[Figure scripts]
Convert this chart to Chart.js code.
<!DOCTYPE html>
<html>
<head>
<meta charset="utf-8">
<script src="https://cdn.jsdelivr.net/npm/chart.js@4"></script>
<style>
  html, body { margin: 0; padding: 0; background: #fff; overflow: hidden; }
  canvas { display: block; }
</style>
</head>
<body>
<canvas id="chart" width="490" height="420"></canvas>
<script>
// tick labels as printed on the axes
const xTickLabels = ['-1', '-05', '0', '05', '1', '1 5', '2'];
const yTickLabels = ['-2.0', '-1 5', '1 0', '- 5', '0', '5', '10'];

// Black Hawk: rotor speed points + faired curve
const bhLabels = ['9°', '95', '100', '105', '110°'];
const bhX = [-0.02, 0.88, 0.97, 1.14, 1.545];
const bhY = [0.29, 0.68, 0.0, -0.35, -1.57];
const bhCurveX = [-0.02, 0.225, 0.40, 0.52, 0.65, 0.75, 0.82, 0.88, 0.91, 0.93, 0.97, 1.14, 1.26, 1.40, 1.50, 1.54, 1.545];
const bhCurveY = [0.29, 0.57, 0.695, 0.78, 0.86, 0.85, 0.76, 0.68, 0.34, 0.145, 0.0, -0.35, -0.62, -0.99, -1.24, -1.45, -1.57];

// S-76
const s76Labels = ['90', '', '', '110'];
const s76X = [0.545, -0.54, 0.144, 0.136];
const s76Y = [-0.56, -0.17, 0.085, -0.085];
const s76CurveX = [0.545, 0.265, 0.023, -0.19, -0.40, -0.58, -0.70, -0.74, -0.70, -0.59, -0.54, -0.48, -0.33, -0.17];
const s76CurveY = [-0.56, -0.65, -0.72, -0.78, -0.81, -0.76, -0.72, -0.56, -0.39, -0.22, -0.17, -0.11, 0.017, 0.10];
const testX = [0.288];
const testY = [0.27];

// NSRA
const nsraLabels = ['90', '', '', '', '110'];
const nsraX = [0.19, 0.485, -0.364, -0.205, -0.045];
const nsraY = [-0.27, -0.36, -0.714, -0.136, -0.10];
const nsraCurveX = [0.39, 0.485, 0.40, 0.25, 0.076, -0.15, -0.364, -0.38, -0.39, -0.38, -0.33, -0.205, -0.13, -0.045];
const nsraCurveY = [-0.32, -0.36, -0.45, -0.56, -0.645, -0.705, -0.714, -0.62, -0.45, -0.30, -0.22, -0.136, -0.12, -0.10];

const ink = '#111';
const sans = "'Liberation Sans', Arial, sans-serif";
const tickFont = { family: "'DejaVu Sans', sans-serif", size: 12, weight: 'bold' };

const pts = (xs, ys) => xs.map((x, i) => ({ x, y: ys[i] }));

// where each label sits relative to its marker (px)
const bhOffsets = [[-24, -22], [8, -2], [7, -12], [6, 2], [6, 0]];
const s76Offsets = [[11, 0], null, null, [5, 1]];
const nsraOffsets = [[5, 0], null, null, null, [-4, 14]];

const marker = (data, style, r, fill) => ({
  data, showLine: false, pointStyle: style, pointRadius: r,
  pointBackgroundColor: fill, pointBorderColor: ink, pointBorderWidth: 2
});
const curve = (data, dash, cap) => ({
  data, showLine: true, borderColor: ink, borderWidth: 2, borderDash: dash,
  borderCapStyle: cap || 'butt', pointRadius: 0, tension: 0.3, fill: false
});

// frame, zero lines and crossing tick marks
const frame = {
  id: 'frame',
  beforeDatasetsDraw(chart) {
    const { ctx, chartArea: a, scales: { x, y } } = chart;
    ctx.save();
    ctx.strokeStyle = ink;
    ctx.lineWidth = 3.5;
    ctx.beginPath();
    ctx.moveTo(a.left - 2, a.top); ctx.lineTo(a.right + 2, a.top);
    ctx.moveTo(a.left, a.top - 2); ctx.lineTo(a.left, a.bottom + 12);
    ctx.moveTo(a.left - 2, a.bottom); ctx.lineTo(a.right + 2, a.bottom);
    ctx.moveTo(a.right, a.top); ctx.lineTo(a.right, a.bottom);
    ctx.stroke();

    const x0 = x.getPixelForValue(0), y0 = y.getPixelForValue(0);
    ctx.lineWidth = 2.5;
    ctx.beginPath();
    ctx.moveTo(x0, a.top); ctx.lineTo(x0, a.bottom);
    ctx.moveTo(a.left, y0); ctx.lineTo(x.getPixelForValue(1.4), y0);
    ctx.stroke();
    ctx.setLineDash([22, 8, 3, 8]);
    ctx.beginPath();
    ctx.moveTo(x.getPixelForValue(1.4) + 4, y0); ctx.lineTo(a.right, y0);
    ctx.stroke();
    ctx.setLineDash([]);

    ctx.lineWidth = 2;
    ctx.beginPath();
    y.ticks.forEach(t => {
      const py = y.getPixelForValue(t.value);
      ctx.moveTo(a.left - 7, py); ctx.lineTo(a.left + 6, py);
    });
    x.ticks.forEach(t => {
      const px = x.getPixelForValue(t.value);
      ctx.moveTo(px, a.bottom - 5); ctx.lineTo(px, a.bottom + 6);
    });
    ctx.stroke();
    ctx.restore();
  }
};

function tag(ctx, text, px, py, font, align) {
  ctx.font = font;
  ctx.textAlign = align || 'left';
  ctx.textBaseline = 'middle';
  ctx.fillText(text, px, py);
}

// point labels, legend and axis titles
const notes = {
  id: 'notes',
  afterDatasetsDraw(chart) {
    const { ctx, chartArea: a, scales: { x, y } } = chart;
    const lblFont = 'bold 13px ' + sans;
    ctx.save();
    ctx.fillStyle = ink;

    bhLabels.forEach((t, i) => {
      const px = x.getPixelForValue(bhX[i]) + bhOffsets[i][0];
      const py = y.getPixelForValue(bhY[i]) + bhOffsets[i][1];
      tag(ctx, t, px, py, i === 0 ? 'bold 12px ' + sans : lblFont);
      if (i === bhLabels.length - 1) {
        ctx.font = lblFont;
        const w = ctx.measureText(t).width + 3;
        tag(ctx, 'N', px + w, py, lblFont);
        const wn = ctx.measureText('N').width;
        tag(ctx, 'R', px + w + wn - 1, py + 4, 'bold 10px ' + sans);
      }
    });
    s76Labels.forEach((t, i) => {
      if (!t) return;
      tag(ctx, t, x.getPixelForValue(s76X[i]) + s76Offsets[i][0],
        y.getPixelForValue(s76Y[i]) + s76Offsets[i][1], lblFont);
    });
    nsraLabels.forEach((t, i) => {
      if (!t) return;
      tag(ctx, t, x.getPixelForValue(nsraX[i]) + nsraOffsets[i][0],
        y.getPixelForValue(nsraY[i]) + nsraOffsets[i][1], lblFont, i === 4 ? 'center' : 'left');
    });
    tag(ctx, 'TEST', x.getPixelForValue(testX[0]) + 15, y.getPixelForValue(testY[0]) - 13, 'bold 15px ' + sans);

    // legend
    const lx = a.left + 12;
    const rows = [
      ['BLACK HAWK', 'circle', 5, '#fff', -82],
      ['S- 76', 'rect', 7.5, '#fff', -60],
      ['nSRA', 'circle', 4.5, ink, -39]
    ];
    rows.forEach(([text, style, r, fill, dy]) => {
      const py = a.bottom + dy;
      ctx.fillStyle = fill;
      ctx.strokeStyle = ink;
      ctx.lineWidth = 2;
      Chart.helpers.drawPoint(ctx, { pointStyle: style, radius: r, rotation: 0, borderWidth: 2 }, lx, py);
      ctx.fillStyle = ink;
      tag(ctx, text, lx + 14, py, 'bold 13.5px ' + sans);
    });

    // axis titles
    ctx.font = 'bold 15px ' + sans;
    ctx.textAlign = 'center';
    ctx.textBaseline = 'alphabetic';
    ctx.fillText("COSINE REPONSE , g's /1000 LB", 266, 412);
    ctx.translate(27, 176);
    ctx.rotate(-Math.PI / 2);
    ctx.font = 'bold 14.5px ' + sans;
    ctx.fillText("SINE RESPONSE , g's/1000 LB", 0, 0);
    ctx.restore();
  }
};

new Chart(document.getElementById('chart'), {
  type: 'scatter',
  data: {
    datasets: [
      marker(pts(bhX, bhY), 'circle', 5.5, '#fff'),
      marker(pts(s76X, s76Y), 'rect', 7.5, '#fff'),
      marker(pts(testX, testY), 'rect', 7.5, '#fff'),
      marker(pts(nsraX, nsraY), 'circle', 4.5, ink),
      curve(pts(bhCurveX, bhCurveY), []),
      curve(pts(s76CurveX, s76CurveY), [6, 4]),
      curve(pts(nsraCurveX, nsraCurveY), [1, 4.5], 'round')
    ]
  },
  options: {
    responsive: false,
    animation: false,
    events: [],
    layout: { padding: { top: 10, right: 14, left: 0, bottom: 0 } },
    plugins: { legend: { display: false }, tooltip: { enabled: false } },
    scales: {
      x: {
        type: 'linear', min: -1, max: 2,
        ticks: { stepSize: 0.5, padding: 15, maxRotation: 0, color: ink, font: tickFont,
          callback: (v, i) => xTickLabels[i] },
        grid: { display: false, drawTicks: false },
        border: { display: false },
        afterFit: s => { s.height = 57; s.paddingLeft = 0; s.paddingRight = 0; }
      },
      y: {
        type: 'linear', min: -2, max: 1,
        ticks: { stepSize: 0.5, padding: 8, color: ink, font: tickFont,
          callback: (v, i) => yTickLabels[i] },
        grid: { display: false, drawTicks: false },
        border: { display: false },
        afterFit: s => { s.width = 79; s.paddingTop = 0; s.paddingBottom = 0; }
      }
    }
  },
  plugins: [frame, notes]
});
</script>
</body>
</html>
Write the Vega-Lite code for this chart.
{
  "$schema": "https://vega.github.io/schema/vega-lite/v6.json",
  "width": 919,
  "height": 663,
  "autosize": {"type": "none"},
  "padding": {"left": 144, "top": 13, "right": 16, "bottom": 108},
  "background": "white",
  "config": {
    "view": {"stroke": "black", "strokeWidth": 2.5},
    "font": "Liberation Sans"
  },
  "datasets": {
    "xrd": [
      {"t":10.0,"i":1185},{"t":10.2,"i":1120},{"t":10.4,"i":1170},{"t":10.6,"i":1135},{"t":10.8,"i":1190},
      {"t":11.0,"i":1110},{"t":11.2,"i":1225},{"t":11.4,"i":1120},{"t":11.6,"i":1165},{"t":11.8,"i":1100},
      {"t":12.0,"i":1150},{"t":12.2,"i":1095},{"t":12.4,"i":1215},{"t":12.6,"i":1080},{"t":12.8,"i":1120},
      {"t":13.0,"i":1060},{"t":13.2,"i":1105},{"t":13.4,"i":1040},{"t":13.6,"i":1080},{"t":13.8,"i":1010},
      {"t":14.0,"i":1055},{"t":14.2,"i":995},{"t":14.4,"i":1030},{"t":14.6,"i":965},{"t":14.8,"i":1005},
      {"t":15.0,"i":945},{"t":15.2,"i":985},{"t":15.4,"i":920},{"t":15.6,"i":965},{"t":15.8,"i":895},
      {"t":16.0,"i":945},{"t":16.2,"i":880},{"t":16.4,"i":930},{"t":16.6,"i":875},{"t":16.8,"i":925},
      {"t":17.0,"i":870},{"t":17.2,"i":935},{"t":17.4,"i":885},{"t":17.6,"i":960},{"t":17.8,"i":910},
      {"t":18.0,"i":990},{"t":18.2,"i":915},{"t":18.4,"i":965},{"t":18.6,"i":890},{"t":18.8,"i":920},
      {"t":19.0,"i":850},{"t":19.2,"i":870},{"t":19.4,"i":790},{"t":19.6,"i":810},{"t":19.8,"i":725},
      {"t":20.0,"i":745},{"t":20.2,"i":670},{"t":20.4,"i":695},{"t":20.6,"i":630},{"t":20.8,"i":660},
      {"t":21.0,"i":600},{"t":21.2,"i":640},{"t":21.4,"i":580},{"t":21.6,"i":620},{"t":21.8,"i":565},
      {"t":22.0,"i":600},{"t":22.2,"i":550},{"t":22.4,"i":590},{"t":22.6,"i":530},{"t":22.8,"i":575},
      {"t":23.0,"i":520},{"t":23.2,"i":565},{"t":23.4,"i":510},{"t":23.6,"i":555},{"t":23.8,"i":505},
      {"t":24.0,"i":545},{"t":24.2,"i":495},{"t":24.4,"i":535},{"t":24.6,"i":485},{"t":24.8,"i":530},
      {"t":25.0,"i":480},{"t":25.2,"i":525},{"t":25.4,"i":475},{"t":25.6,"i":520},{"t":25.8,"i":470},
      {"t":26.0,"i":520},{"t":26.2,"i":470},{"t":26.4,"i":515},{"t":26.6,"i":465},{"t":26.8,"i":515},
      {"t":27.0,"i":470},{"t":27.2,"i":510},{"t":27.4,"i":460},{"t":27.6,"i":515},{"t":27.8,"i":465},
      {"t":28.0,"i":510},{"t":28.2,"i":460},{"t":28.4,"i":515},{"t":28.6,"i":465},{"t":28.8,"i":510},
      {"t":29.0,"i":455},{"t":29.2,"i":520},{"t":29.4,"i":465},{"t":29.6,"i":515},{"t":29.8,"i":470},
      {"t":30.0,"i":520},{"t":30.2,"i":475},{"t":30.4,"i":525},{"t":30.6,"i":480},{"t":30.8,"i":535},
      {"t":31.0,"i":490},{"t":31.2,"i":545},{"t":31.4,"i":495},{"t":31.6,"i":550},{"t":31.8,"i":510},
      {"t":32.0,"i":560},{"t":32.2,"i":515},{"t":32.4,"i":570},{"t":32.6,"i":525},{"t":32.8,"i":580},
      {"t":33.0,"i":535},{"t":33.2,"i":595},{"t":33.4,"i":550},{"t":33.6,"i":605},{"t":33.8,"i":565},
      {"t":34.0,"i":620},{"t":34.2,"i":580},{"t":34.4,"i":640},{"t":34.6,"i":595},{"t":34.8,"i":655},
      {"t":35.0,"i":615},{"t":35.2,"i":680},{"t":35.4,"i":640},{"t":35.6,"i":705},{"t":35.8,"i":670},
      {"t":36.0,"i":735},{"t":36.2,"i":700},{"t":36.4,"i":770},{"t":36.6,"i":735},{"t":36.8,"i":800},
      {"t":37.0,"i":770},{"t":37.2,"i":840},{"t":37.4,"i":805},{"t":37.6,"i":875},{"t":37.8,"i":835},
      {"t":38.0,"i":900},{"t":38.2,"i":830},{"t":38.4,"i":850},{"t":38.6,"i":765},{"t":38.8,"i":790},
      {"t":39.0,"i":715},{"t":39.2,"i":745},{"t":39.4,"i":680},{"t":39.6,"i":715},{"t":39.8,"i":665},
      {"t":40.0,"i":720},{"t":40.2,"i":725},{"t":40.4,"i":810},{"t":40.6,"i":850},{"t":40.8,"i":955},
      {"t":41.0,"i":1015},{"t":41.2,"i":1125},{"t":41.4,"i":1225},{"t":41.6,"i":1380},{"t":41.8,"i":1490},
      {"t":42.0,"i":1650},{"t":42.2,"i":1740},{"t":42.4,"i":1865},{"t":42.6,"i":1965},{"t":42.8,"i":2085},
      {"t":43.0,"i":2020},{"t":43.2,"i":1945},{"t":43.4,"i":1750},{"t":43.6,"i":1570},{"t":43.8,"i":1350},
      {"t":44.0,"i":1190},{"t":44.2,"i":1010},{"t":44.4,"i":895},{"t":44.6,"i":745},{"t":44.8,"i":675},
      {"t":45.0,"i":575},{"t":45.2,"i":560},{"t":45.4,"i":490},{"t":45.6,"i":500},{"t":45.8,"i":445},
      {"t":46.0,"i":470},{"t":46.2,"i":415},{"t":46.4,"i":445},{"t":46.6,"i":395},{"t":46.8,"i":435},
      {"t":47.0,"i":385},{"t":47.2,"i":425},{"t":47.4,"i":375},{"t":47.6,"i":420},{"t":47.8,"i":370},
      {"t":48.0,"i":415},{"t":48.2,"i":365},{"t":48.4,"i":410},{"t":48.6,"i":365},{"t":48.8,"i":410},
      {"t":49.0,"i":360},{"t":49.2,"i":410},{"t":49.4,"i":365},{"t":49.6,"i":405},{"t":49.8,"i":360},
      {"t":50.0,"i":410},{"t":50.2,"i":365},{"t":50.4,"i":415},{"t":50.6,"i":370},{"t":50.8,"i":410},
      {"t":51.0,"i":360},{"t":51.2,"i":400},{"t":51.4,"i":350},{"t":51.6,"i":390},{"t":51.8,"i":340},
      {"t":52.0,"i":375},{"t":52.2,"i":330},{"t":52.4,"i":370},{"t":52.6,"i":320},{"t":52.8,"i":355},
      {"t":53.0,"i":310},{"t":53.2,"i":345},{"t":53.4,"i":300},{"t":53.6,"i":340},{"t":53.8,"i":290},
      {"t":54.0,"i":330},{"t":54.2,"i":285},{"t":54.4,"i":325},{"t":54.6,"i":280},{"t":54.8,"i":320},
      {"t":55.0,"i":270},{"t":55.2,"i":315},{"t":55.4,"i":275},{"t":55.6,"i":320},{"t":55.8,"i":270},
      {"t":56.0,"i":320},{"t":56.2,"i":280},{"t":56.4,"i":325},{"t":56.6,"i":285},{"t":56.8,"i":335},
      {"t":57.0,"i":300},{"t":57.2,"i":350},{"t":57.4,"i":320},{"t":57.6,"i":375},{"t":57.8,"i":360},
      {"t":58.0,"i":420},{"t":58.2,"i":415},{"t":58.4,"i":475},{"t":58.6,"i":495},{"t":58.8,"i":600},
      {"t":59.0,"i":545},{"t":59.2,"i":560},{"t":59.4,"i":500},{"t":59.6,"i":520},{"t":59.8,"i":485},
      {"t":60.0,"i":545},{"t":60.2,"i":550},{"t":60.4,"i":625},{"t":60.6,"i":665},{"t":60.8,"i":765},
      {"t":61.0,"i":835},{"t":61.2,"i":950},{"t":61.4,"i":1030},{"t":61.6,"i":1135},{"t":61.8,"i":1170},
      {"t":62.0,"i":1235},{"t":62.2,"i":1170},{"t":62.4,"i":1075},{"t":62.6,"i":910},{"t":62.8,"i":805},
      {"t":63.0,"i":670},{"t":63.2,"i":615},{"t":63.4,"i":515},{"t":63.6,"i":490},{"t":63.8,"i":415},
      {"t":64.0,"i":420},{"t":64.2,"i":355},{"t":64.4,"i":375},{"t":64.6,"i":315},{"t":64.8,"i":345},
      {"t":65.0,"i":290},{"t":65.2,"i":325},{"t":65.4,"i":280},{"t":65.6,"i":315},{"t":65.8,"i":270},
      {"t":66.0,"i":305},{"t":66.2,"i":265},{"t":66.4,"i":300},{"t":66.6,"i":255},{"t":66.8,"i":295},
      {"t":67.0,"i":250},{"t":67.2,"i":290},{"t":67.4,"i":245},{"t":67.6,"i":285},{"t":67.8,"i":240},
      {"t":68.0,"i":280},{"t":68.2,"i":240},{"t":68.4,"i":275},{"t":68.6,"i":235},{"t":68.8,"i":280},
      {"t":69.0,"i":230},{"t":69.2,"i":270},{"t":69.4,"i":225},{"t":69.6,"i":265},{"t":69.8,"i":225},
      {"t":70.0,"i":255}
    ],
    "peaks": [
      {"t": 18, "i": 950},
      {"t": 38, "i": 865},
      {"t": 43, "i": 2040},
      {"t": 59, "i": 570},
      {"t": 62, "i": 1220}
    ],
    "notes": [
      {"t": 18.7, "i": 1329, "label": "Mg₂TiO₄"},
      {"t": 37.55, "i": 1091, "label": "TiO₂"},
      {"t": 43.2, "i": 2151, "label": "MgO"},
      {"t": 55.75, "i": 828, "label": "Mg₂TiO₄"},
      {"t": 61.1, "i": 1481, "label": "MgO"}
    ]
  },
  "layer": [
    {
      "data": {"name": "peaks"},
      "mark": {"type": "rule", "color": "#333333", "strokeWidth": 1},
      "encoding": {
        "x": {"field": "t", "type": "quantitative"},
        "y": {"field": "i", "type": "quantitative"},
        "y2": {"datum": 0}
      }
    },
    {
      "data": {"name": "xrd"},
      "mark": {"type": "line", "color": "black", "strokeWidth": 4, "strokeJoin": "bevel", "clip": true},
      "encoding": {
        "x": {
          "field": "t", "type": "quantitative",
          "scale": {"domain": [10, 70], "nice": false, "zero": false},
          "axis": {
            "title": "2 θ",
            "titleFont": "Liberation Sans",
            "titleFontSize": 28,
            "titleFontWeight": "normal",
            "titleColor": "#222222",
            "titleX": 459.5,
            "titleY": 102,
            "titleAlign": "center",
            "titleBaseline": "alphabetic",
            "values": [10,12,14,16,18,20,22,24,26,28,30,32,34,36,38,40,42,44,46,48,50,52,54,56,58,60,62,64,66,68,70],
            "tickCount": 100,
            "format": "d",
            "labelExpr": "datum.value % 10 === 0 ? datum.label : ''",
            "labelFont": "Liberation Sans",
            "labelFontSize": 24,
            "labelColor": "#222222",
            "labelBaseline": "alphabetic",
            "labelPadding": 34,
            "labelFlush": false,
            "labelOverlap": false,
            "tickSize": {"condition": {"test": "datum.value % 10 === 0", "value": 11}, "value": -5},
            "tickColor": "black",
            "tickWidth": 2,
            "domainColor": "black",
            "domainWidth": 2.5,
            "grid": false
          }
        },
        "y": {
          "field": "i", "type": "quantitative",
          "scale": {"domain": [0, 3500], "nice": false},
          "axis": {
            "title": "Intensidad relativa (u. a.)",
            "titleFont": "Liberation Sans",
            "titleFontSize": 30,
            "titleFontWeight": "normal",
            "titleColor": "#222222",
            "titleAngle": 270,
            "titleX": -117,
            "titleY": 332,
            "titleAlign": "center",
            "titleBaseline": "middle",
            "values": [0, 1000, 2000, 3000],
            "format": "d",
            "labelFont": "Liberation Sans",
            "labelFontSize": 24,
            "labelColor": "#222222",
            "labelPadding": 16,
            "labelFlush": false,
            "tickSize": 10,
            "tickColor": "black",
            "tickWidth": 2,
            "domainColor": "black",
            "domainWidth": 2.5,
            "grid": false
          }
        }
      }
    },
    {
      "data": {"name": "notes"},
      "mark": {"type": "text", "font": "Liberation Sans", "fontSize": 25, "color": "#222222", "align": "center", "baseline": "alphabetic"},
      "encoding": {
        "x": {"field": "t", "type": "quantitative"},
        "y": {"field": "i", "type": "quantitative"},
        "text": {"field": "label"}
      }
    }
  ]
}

- Exercise task:
Everything from the first line above through the line that contains "const yTickLabels = ['-2.0', '-1" should be duplicated exactly, please, and nothing beyond it.

- Response:
Convert this chart to Chart.js code.
<!DOCTYPE html>
<html>
<head>
<meta charset="utf-8">
<script src="https://cdn.jsdelivr.net/npm/chart.js@4"></script>
<style>
  html, body { margin: 0; padding: 0; background: #fff; overflow: hidden; }
  canvas { display: block; }
</style>
</head>
<body>
<canvas id="chart" width="490" height="420"></canvas>
<script>
// tick labels as printed on the axes
const xTickLabels = ['-1', '-05', '0', '05', '1', '1 5', '2'];
const yTickLabels = ['-2.0', '-1 5', '1 0', '- 5', '0', '5', '10'];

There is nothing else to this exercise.